The reality is that it takes me only about two weeks at the beginning of each semester to figure out which kids need extra help and which ones don’t. I’m smart that way, and nearly all of my colleagues know this about their students, too. But instead of allowing me the freedom to apply extra teaching time where it is needed, that extra time is spent reporting to you what I already know. And it wouldn’t be so bad if anything came of all the reporting and monitoring, but it doesn’t.

Want to help me? Get out of my way and let me do what you hired me to do: Let me teach.

Want to help me? Stop lowering my morale by rewarding yourselves with more money when I don’t believe you deserve it. I don’t like the idea of merit pay for my colleagues and me because there are so many intangibles to good academic performance. But you? You are making the big bucks for achieving vague goals or no goals at all. You are supposed to take the heat – you’re supposed to watch my back – yet not once in all the years I have been teaching in this district have I ever heard you take responsibility for anything. I will not follow someone or support them if they can’t do that.

And just so you know… Your high salaries and raises? That’s my money, too. That’s the money you should have for me when it’s time for the union to negotiate our new contract. That’s how I look at it.

About the money… I did not get into teaching to get rich. No one does. We’re here because we start out with passion. Part of your job description is to make sure that I bring the same intensity to work after five years that I had on my first day when I had butterflies in my stomach. In order to be effective in that part of your job, you’re going to have to change. That will be hard, I know, but it’s necessary to improving academic performance. You see, the longer I do this work, the better I get. But when you approach every semester or every challenge by doing things the same way you were doing them ten years ago, you make my job harder. What you need to do – and what is hard to do, I know – is to think less about yourself and more about me. I need to have you become a servant leader (you can look up the concept).

A few days ago, a father took his 23-year-old son out to dinner. They have a good relationship – his son regularly says, “I love you, dad” – but there’s always the part where the dad starts in with the preaching and instructions and his son starts to tune out.
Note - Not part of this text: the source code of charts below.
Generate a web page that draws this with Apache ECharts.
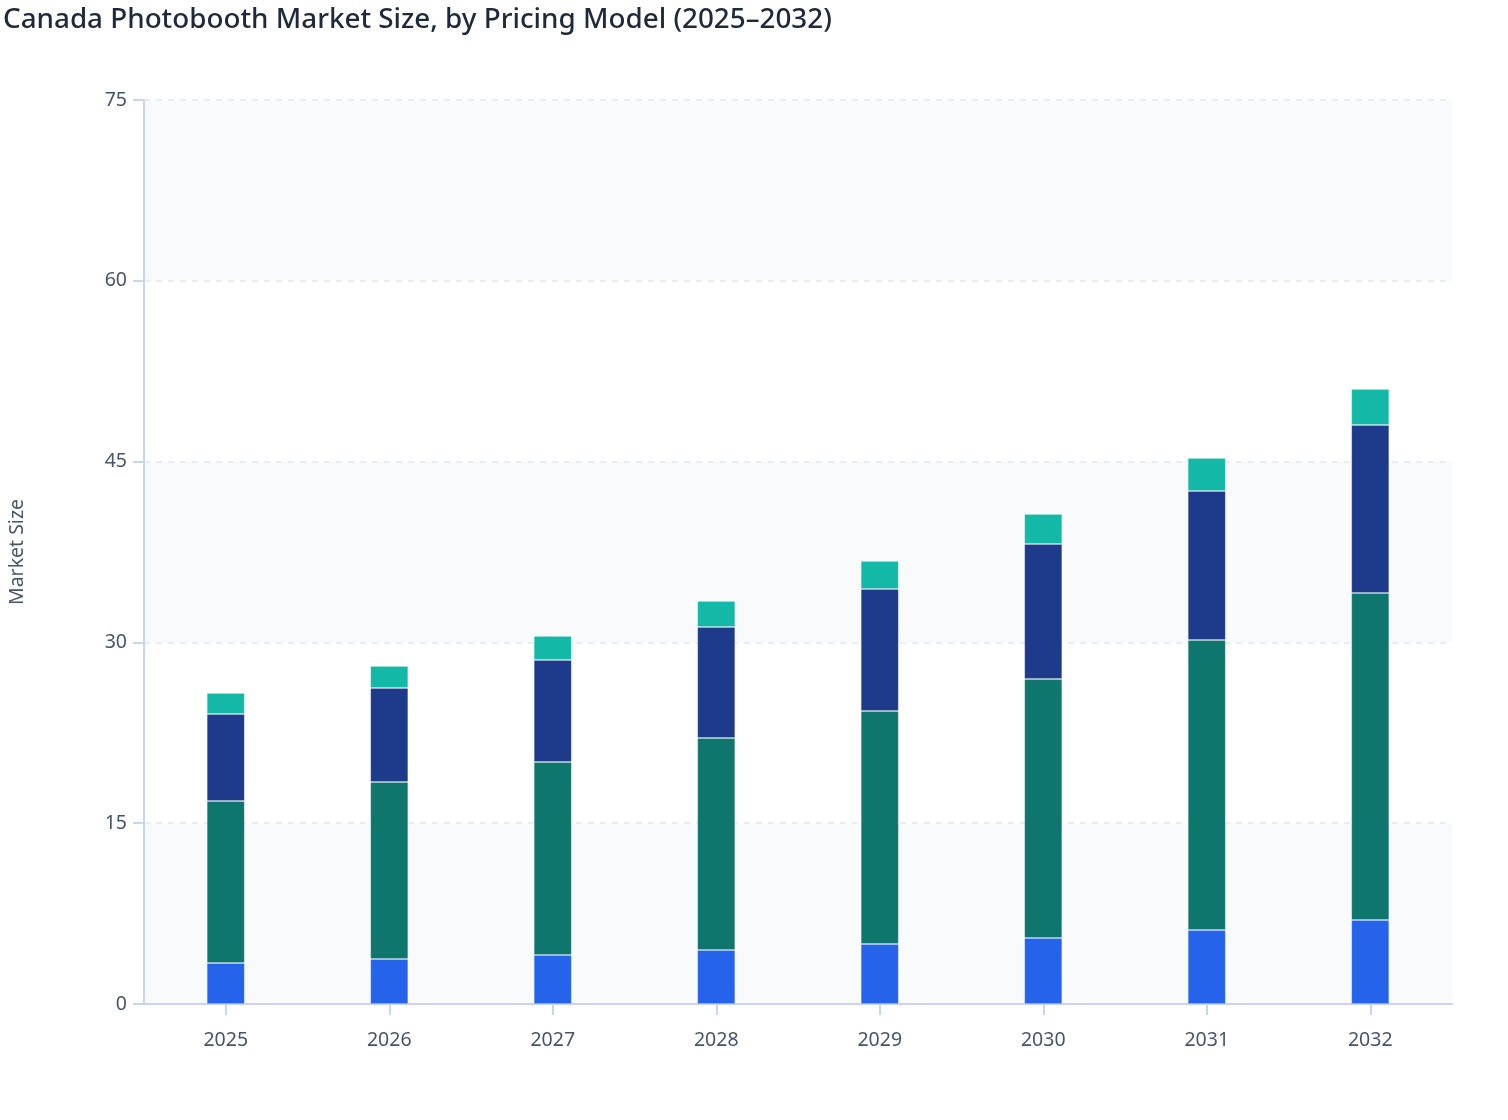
<!DOCTYPE html>
<html>
<head>
<meta charset="utf-8">
<script src="https://cdn.jsdelivr.net/npm/echarts@6/dist/echarts.min.js"></script>
<style>
  html, body { margin: 0; padding: 0; background: #ffffff; }
  #main { width: 1508px; height: 1120px; }
</style>
</head>
<body>
<div id="main"></div>
<script>
var years = ["2025", "2026", "2027", "2028", "2029", "2030", "2031", "2032"];
var yTicks = [0, 15, 30, 45, 60, 75];

// market size per pricing model
var payPerEvent = [3.4, 3.73, 4.07, 4.48, 4.98, 5.48, 6.14, 6.97];
var rentalPackage = [13.44, 14.69, 16.01, 17.59, 19.33, 21.48, 24.06, 27.13];
var subscription = [7.22, 7.8, 8.46, 9.21, 10.12, 11.2, 12.36, 13.94];
var other = [1.74, 1.82, 1.99, 2.16, 2.32, 2.49, 2.74, 2.98];

var seriesNames = ["Pay-per-Event", "Rental Package", "Subscription", "Other"];
var seriesColors = ["#2563eb", "#0f766e", "#1e3a8a", "#14b8a6"];
var seriesData = [payPerEvent, rentalPackage, subscription, other];

var chart = echarts.init(document.getElementById("main"));

var series = seriesData.map(function (d, i) {
    return {
        name: seriesNames[i],
        type: "bar",
        stack: "total",
        barWidth: 38,
        data: d,
        itemStyle: { color: seriesColors[i], borderColor: "rgba(255,255,255,0.15)", borderWidth: 1 }
    };
});

chart.setOption({
    animation: false,
    backgroundColor: "#ffffff",
    textStyle: { fontFamily: "Noto Sans" },
    title: {
        text: "Canada Photobooth Market Size, by Pricing Model (2025\u20132032)",
        left: -2,
        top: 1,
        textStyle: { fontFamily: "Noto Sans", fontSize: 27.8, fontWeight: 500, color: "#1e293b" }
    },
    legend: { show: false },
    grid: { left: 144, right: 56, top: 100, bottom: 116, containLabel: false, outerBoundsMode: "none" },
    xAxis: {
        type: "category",
        data: years,
        axisLine: { show: true, lineStyle: { color: "#c9d3f2", width: 2 } },
        axisTick: { show: true, alignWithLabel: true, length: 11, lineStyle: { color: "#c9d3f2", width: 2 } },
        axisLabel: { color: "#475569", fontSize: 19.5, margin: 26 }
    },
    yAxis: {
        type: "value",
        min: yTicks[0],
        max: yTicks[yTicks.length - 1],
        interval: 15,
        name: "Market Size",
        nameLocation: "middle",
        nameGap: 117,
        nameTextStyle: { color: "#475569", fontSize: 19.5 },
        axisLine: { show: true, lineStyle: { color: "#c9d3f2", width: 2 } },
        axisTick: { show: true, length: 11, lineStyle: { color: "#c9d3f2", width: 2 } },
        axisLabel: { color: "#475569", fontSize: 19.5, margin: 17 },
        splitLine: { show: true, lineStyle: { color: "#e2e8f0", type: [6, 6], width: 1.5 } },
        splitArea: { show: true, areaStyle: { color: ["#f8fafc", "#ffffff"] } }
    },
    series: series
});
</script>
</body>
</html>
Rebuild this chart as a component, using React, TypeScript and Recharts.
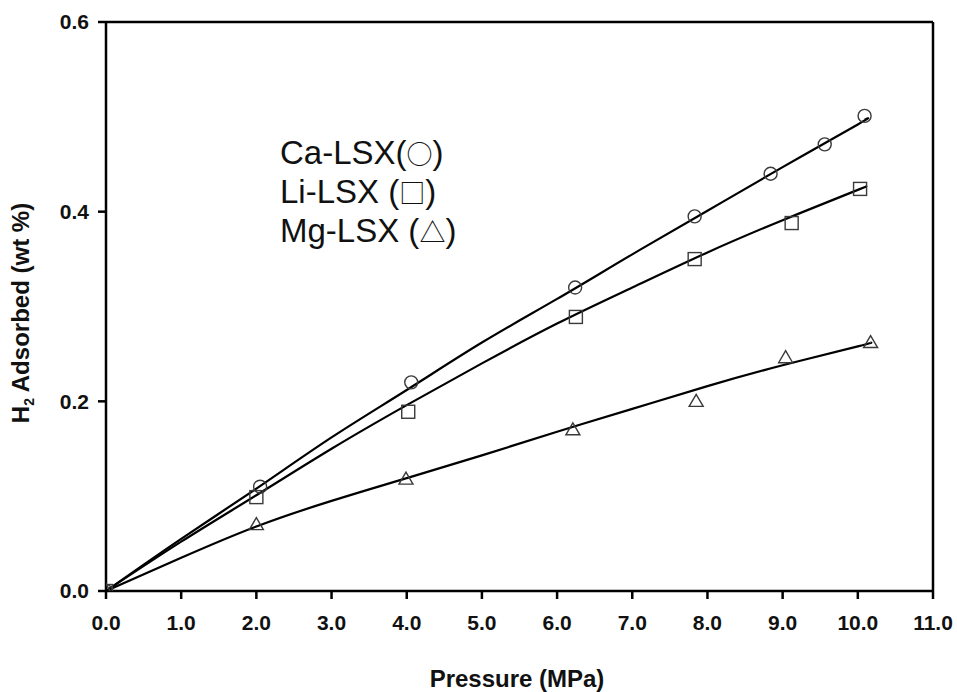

The dad can’t help himself.

At this dinner, however, the dad made a determined effort to keep his mouth shut. “I opened it only to provide words of encouragement or to ask a question.” When he did that, an amazing thing happened: His son talked and talked, telling his dad a lot of his dad didn’t know but had been wondering about.

At the end of the evening, the son said that they should make the Wednesday night dinners a regular thing.

The success of my performance is a lot like that dinner. When you meddle, it becomes noise. If you could just leave me alone, if you could cut way back on the administrative things that take time away from teaching, I believe you’d see improved academic performance.

Yes, I am a teacher, but I am also a nurse, a psychologist, a nanny, a surrogate parent, and sometimes I am a marriage counselor. I don’t make nearly as much money as you, but I work hard or harder and this much I know: If we fail in the goal of improving academic performance, the parents of my students and the general public is going to think that it’s my fault. I’m the one whose head is likely to roll or who will be reassigned so you can tell your constituency that you have “taken appropriate steps to get back on course” or some other phony phrasing that has been overused over the years.  You won’t suffer – I will. And more to the point, you may even get a raise and a promotion.

I love my work, I truly do. I’m making a difference in the world and many of my friends and family can’t say that. I don’t want to stop teaching, but I know that there is a distinct possibility that one day I will wake up and dread my job, not because of the kids or the parents but because of you.

The sad thing is that you’ll think it’s because of me.